In the records below, find each line with the word "this" and copy it.

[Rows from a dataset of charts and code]
— begin —
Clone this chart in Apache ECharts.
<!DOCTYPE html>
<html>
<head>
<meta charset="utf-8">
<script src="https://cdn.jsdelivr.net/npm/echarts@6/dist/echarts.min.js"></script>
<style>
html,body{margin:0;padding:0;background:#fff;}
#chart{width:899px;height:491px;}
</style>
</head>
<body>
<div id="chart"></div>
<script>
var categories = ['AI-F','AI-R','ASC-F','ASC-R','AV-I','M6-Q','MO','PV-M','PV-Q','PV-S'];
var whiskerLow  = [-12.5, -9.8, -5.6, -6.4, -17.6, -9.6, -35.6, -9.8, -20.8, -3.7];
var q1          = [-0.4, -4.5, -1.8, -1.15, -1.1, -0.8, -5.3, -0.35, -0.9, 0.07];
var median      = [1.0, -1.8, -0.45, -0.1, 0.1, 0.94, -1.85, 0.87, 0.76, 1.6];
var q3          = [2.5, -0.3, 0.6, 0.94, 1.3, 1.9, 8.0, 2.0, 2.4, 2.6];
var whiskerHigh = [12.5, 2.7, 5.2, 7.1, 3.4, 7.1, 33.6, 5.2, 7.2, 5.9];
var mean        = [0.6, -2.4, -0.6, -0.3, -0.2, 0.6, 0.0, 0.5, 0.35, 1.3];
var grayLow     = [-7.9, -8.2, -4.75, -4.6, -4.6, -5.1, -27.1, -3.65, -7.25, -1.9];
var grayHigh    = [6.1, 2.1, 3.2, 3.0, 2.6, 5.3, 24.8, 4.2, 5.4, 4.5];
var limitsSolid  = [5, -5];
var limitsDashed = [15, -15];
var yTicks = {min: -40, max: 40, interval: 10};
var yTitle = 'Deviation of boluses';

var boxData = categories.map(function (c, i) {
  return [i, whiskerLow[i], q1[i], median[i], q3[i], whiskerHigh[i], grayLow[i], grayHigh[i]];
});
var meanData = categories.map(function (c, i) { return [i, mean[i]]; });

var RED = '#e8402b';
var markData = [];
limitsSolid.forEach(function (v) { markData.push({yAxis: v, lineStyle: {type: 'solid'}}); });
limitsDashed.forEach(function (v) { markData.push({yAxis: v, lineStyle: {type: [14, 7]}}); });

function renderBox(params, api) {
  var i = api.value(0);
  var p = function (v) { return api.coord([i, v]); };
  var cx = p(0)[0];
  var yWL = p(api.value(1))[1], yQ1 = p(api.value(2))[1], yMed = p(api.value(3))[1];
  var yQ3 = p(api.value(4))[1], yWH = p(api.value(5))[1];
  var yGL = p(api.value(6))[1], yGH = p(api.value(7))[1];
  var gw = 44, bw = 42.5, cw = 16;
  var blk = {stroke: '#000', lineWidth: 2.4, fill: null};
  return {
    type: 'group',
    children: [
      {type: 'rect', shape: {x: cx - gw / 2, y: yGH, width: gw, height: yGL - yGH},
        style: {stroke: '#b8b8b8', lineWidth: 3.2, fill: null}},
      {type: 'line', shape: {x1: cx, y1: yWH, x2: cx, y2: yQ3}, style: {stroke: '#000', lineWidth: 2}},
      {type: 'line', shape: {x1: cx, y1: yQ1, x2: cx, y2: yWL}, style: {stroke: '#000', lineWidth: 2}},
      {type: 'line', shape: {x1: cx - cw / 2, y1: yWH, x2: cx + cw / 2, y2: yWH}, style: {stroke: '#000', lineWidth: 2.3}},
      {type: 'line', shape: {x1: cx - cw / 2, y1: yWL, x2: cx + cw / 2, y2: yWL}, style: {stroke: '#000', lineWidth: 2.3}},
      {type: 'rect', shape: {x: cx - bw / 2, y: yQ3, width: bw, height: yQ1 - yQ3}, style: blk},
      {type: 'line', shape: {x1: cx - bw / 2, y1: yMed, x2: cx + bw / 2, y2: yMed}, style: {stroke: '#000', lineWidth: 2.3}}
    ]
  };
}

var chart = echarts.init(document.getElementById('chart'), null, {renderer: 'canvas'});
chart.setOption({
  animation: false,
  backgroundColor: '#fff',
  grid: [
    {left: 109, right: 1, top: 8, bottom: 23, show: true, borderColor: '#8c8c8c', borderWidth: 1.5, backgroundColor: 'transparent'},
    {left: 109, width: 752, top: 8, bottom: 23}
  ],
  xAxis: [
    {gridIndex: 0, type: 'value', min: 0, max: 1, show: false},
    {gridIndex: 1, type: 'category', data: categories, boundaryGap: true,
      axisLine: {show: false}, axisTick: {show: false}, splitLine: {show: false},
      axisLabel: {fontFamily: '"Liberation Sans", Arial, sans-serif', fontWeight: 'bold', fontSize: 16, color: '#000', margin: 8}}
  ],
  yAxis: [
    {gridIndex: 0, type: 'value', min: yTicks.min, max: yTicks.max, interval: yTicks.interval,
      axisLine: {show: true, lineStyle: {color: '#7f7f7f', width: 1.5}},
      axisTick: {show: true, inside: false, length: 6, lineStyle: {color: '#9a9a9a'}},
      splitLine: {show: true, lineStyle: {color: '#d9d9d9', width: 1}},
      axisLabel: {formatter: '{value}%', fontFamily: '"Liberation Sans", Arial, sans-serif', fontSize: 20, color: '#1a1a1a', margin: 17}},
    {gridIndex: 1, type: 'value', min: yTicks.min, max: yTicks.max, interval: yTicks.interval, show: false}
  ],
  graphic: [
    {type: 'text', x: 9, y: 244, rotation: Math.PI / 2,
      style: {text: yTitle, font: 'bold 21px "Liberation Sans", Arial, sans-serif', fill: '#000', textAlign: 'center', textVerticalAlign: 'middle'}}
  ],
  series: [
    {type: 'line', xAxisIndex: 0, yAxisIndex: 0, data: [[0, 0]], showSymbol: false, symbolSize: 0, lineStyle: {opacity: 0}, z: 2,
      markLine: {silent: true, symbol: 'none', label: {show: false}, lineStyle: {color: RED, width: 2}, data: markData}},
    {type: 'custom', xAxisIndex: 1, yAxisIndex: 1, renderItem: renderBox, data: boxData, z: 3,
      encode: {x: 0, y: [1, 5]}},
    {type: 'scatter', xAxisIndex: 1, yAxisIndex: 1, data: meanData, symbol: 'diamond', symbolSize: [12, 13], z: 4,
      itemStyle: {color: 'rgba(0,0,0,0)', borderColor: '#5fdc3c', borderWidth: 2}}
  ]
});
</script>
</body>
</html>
— end —
— begin —
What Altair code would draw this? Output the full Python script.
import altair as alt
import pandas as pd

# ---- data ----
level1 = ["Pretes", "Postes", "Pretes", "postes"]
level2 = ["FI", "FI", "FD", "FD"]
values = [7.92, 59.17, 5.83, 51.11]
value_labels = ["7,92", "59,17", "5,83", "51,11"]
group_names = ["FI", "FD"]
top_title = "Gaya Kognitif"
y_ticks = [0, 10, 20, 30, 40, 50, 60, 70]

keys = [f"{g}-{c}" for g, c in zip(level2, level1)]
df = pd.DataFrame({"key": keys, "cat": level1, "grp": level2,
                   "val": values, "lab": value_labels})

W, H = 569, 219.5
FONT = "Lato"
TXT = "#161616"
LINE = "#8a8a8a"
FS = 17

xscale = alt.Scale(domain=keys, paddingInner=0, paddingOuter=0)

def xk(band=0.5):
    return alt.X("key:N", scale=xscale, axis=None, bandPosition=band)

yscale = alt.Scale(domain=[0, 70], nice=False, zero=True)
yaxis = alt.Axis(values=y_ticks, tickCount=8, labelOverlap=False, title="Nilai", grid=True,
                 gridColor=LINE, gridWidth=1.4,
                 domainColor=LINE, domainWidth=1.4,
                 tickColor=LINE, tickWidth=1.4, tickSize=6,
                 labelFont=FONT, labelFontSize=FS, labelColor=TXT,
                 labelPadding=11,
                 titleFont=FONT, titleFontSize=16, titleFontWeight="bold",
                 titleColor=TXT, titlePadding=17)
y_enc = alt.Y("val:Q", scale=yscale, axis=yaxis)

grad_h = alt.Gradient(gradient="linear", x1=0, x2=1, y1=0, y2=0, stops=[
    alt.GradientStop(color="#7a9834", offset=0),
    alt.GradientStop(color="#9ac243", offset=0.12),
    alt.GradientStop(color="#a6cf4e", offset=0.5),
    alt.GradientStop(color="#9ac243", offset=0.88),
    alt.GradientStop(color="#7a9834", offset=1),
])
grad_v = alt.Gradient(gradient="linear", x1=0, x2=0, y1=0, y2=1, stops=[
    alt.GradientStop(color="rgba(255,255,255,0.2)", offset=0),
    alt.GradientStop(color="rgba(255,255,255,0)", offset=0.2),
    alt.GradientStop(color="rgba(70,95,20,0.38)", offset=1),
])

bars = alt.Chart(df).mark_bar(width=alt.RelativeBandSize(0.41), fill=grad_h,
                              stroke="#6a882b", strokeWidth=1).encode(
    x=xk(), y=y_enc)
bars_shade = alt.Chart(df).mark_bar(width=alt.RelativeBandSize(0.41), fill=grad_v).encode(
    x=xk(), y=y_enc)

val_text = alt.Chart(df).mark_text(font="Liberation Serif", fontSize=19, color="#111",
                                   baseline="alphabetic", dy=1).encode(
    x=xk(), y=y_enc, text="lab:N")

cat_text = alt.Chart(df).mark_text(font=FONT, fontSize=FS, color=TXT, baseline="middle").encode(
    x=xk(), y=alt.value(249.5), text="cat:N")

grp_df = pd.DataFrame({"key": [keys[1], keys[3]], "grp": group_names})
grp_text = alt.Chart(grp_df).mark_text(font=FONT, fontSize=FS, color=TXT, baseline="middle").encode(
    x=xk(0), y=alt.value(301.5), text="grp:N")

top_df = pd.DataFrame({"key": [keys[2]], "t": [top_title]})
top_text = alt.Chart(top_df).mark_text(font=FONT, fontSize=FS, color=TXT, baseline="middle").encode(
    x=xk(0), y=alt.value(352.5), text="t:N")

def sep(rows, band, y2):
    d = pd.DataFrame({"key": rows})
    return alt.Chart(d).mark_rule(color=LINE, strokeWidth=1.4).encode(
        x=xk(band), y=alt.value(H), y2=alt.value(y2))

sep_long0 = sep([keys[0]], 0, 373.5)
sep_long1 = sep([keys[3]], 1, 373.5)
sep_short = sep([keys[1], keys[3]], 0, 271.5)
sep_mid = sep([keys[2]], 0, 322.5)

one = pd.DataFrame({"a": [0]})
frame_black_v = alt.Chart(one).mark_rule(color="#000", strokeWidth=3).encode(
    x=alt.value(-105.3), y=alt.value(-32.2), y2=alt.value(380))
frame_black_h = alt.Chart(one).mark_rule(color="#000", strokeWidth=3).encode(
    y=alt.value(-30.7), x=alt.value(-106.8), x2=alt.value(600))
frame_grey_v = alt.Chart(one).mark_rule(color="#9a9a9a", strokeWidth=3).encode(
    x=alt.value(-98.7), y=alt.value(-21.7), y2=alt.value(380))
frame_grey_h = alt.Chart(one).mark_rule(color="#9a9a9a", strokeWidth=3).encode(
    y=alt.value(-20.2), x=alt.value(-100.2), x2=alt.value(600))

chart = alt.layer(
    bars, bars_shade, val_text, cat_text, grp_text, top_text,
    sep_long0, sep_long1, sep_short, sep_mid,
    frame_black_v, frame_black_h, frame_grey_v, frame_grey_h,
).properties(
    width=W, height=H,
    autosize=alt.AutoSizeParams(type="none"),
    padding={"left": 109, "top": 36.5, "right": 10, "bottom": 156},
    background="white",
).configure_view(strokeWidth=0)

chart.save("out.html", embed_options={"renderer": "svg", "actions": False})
— end —
* **Reply to the task**
Clone this chart in Apache ECharts.
What Altair code would draw this? Output the full Python script.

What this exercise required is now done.